Yet Another College Football Player Comes Out of Closet and Is Embraced by His Teammates

The following is reposted from The Gaily Grind.

Yet Another College Football Player Comes Out of Closet and Is Embraced by His Teammates

Just a week after 19-year-old Conner Mertens, a freshman kicker for Willamette (Ore.) University football team, came out of the closet, another college football player has shared his beautiful coming out story.

Scott Cooper has gone public with his coming out story, after finding true acceptance from his Augsburg College football team, which included him being asked by a coach to speak on National Coming Out Day and introducing his partner at Senior Day.

Cooper shared his story with OutSports:

Senior players are walked onto the field by persons who they feel have supported them and been there during the highs and lows of their athletic career. Auggie senior football players were escorted by parents, siblings, fiancés, grandparents and loved ones. The Augsburg University underclassmen cheered and clapped for each senior being introduced and the crowd applauded to acknowledge the efforts put in by these soon-to-be graduating players.

For me, it was no different. As they introduced "Senior linebacker Scott Cooper" and "his partner, Dan," I looked at him, smiled big, took a deep breath, and walked out onto the field with the person who had been there for me. We entered to applause from the crowd, hugs from coaches, and cheering and "Atta boy, Coop!" from the younger players.
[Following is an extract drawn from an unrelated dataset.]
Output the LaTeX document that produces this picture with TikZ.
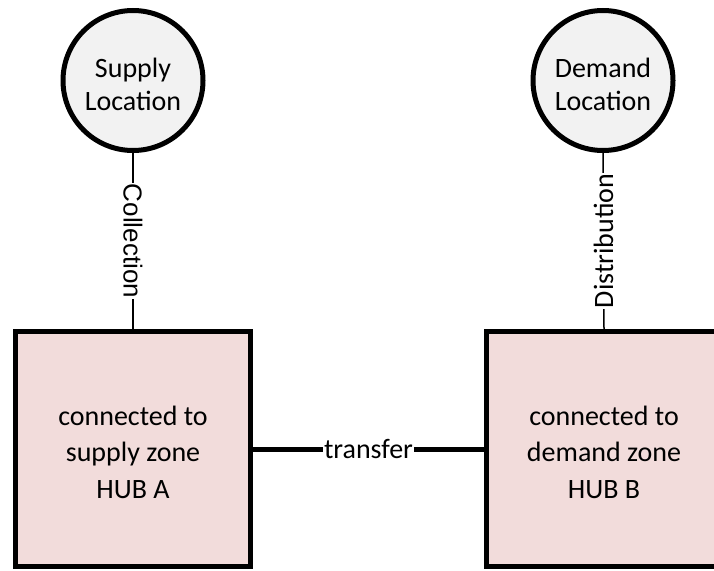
\documentclass[tikz,border=0pt]{standalone}
\usepackage{fontspec}
\setmainfont{Carlito}
\newfontfamily\arialfont{Liberation Sans}
\definecolor{hubfill}{HTML}{F2DCDB}
\definecolor{locfill}{HTML}{F2F2F2}
\tikzset{
  location/.style={circle, draw=black, line width=5pt, fill=locfill,
    minimum size=140pt, inner sep=0pt},
  hub/.style={rectangle, draw=black, line width=5pt, fill=hubfill,
    minimum width=235pt, minimum height=235pt, inner sep=0pt},
  loctext/.style={align=center, font=\fontsize{28}{33}\selectfont},
  hubtext/.style={align=center, font=\fontsize{28}{36.5}\selectfont},
  thinlink/.style={draw=black, line width=1.5pt},
  thicklink/.style={draw=black, line width=5pt},
  linklabel/.style={fill=white, inner sep=1pt, font=\fontsize{28}{33}\selectfont}
}
\begin{document}
\begin{tikzpicture}[x=1pt, y=-1pt]
  \useasboundingbox (0,0) rectangle (714,570);
  \clip (0,0) rectangle (714,570);

  % supply and demand locations
  \node[location] (supply) at (133,80.5) {};
  \node[location] (demand) at (603,80.5) {};
  \node[loctext] (supplytext) at ([yshift=-4pt]supply.center) {Supply\\Location};
  \node[loctext] (demandtext) at ([yshift=-4pt]demand.center) {Demand\\Location};

  % hubs
  \node[hub] (hubA) at (133,449) {};
  \node[hub] (hubB) at (604,449) {};
  \node[hubtext] (hubAtext) at ([yshift=-3pt]hubA.center) {connected to\\supply zone\\HUB A};
  \node[hubtext] (hubBtext) at ([yshift=-3pt]hubB.center) {connected to\\demand zone\\HUB B};

  % collection and distribution legs
  \draw[thinlink] (supply.south) -- node[linklabel, rotate=-90,
    font=\arialfont\fontsize{26}{30}\selectfont] {Collection} (hubA.north);
  \draw[thinlink] (demand.south) -- node[linklabel, rotate=90] {Distribution} (hubB.north);

  % transfer between hubs
  \draw[thicklink] (hubA.east) -- node[linklabel] {transfer} (hubB.west);
\end{tikzpicture}
\end{document}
There were no boos from the crowd, no gasps from the cheerleaders, or weird looks from my teammates. We were accepted and loved just like every other group that walked on the field that day. This, is why I am extremely proud and happy to call myself an Auggie.


Acceptance of this nature is a relatively new thing to me. I grew up hearing from my church that being gay is bad, and that if you "struggle with those feelings" then you need to repent and repress them. Not exactly what a kid who is trying to pray away the gay likes to hear. I tried, and that "gay" stuck like glue.

I was just your normal kid who loved farm animals, sports and picking on my brother. No one had a suspicion that I really had crushes on boys. And I planned to keep it that way. Through my childhood and high school I tried to ignore those feelings, and just focus on the things kids should focus on. I played three sports in high school, sang in the choir, performed in some theater production, and then found myself going to a college for ministry. That's when life changed for me. I was so unhappy with who I had to pretend to be and what was being told to me. I remember the day clearly when my professor in the adolescent psychology class told us that "being gay is a choice." Excuse me? That was the day I knew I had to leave.

Being at Augsburg College was a completely different experience. Not only was I out totally by then, but I was myself. I loved football, and just needed to be on a team. I missed the competition, the camps and the camaraderie. Yes, I was gay and out, but I didn’t want to lead with that fact. I just wanted to be a college athlete, while also being accepted off the field for who I really was. My teammates could not have been any more supportive of me than they were and still are. I don't feel I was being a hero by being out and being honest about it with them; these guys are the true heroes.

In a sport were masculinity and aggressiveness is celebrated, most men don't think twice about calling another guy "fag" or "queer." I even said it in my high school closeted days. When guys figured out I was gay, those kinds of sayings started to become extinct. Any time I'd hear "Well, that's gay," I loudly reply back, "What the hell is wrong with being gay?" "Oh! Sorry, Coop!” Many guys hadn’t thought about what those words meant to someone like me. I saw maturity and growth in those guys. I was able to joke with them, talk about things with them they normally wouldn’t get to talk about, answer "weird" questions, and just really enjoy getting to be myself around a group of guys who were completely accepting and non-judgmental.